- [The records]:

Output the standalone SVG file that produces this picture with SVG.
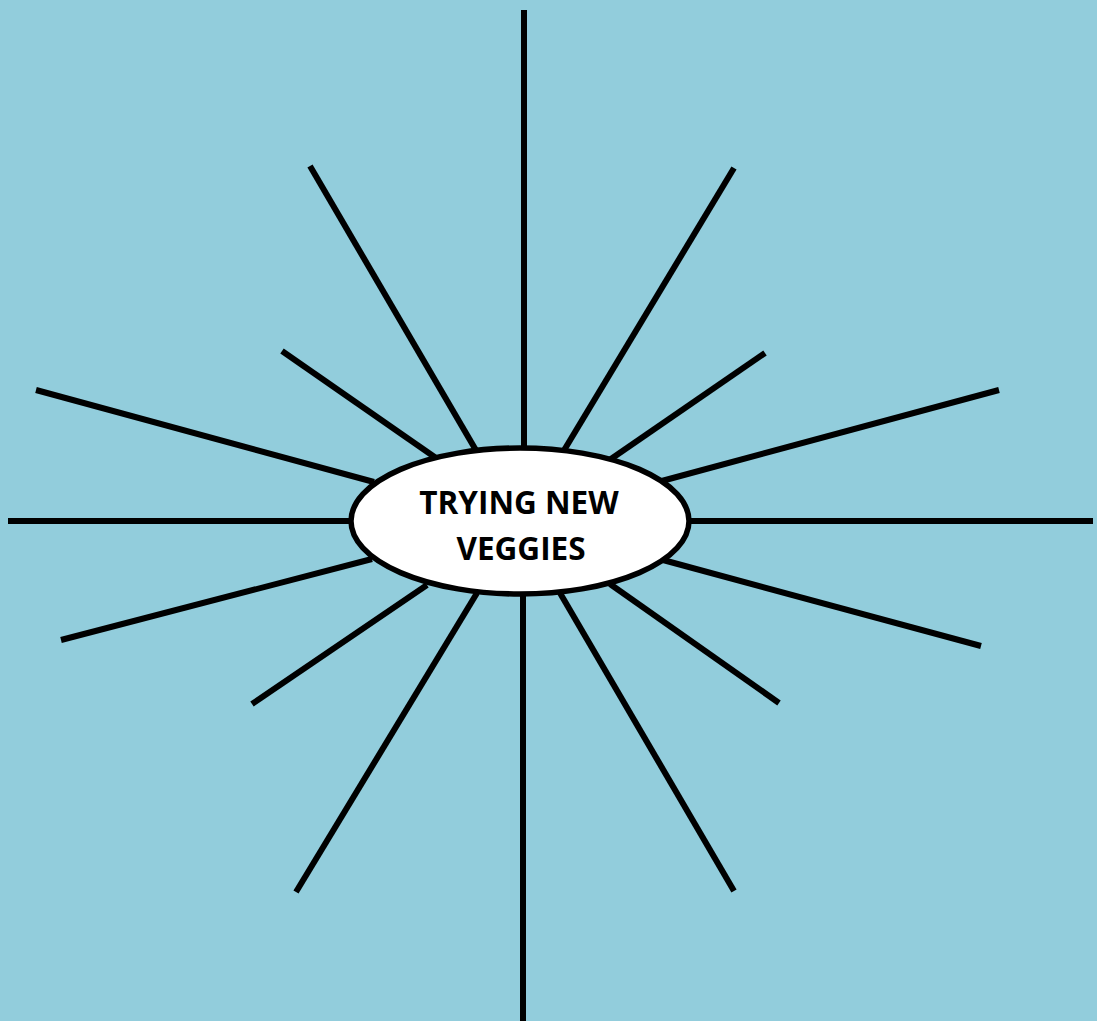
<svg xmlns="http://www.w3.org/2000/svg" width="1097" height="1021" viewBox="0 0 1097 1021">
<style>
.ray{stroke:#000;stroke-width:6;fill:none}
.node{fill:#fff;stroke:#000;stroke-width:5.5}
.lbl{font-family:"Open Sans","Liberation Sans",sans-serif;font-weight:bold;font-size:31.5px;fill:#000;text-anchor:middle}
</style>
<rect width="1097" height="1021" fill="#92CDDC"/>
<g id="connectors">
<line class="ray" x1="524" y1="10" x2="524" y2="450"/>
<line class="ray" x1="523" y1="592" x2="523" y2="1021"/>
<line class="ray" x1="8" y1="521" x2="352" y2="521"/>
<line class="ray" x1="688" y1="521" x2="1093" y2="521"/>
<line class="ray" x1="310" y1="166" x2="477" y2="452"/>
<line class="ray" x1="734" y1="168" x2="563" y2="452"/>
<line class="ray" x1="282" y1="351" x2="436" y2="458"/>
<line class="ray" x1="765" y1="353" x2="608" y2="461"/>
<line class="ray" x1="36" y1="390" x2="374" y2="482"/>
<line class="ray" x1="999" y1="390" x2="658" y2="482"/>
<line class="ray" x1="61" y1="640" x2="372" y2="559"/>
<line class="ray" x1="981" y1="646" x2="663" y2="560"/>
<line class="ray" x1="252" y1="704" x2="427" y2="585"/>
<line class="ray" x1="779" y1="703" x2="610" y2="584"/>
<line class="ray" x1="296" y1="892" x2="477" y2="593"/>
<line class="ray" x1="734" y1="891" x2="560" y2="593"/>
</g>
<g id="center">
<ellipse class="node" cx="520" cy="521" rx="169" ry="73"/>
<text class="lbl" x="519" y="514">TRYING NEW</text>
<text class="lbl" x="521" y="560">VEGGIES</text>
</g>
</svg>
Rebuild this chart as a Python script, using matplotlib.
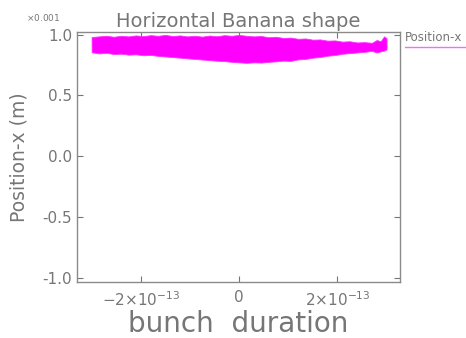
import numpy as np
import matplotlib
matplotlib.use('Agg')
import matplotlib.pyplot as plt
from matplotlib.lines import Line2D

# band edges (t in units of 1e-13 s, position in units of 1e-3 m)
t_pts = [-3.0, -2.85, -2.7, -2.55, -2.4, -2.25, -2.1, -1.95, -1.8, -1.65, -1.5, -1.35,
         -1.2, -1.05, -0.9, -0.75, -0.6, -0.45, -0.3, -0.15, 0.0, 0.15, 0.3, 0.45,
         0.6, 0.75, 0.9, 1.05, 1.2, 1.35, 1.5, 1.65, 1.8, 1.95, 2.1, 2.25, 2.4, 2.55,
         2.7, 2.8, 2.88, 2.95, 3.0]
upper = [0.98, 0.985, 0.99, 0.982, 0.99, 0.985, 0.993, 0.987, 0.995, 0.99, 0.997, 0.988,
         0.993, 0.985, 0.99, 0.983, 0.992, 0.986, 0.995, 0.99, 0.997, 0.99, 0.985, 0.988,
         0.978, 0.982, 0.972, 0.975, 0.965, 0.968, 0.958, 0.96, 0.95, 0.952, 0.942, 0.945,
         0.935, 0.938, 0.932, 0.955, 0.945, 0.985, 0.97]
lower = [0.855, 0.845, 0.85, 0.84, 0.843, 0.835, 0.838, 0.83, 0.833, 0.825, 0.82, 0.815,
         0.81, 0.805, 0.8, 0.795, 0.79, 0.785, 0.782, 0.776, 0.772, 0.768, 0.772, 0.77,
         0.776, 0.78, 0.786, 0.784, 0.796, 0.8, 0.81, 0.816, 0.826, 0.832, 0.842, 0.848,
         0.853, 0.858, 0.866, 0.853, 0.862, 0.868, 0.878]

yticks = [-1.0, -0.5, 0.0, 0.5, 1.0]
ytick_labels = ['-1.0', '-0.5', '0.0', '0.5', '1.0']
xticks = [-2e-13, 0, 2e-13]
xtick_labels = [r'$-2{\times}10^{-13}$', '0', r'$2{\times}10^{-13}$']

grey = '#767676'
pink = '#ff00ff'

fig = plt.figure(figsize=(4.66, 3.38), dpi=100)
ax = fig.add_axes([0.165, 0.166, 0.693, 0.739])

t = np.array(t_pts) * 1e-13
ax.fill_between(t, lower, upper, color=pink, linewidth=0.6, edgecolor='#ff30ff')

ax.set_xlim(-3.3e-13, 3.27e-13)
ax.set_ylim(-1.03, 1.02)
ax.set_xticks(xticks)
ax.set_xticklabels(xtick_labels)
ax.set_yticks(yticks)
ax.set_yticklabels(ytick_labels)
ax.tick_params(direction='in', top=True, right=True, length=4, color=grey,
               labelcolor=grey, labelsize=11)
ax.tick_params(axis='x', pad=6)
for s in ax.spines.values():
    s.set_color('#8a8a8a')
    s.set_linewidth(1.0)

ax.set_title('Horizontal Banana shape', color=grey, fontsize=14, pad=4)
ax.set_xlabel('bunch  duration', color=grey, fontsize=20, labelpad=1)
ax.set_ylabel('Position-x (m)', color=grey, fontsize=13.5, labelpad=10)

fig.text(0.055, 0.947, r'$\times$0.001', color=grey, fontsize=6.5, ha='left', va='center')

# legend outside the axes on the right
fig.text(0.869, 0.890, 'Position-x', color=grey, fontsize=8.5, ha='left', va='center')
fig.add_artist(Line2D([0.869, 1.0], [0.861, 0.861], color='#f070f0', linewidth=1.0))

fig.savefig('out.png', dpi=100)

---

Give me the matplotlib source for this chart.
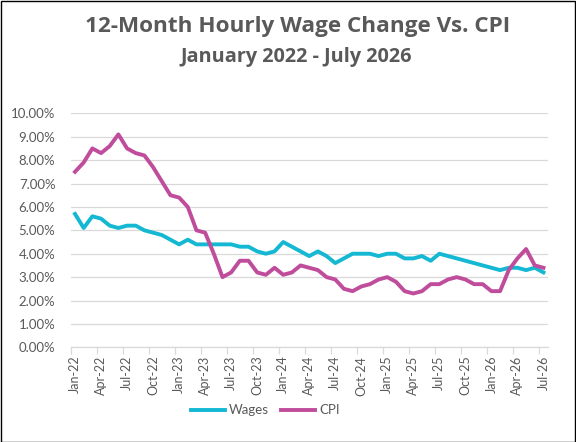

- [Exercise requirements]:
In the listing above, find the line with "Output the standalone" and the line with "from matplotlib.lines import Line2D". Set down exactly those lines and everything between them, skipping pictures.

- [Solution]:
Output the standalone SVG file that produces this picture with SVG.
<svg xmlns="http://www.w3.org/2000/svg" width="1097" height="1021" viewBox="0 0 1097 1021">
<style>
.ray{stroke:#000;stroke-width:6;fill:none}
.node{fill:#fff;stroke:#000;stroke-width:5.5}
.lbl{font-family:"Open Sans","Liberation Sans",sans-serif;font-weight:bold;font-size:31.5px;fill:#000;text-anchor:middle}
</style>
<rect width="1097" height="1021" fill="#92CDDC"/>
<g id="connectors">
<line class="ray" x1="524" y1="10" x2="524" y2="450"/>
<line class="ray" x1="523" y1="592" x2="523" y2="1021"/>
<line class="ray" x1="8" y1="521" x2="352" y2="521"/>
<line class="ray" x1="688" y1="521" x2="1093" y2="521"/>
<line class="ray" x1="310" y1="166" x2="477" y2="452"/>
<line class="ray" x1="734" y1="168" x2="563" y2="452"/>
<line class="ray" x1="282" y1="351" x2="436" y2="458"/>
<line class="ray" x1="765" y1="353" x2="608" y2="461"/>
<line class="ray" x1="36" y1="390" x2="374" y2="482"/>
<line class="ray" x1="999" y1="390" x2="658" y2="482"/>
<line class="ray" x1="61" y1="640" x2="372" y2="559"/>
<line class="ray" x1="981" y1="646" x2="663" y2="560"/>
<line class="ray" x1="252" y1="704" x2="427" y2="585"/>
<line class="ray" x1="779" y1="703" x2="610" y2="584"/>
<line class="ray" x1="296" y1="892" x2="477" y2="593"/>
<line class="ray" x1="734" y1="891" x2="560" y2="593"/>
</g>
<g id="center">
<ellipse class="node" cx="520" cy="521" rx="169" ry="73"/>
<text class="lbl" x="519" y="514">TRYING NEW</text>
<text class="lbl" x="521" y="560">VEGGIES</text>
</g>
</svg>
Rebuild this chart as a Python script, using matplotlib.
import numpy as np
import matplotlib
matplotlib.use('Agg')
import matplotlib.pyplot as plt
from matplotlib.lines import Line2D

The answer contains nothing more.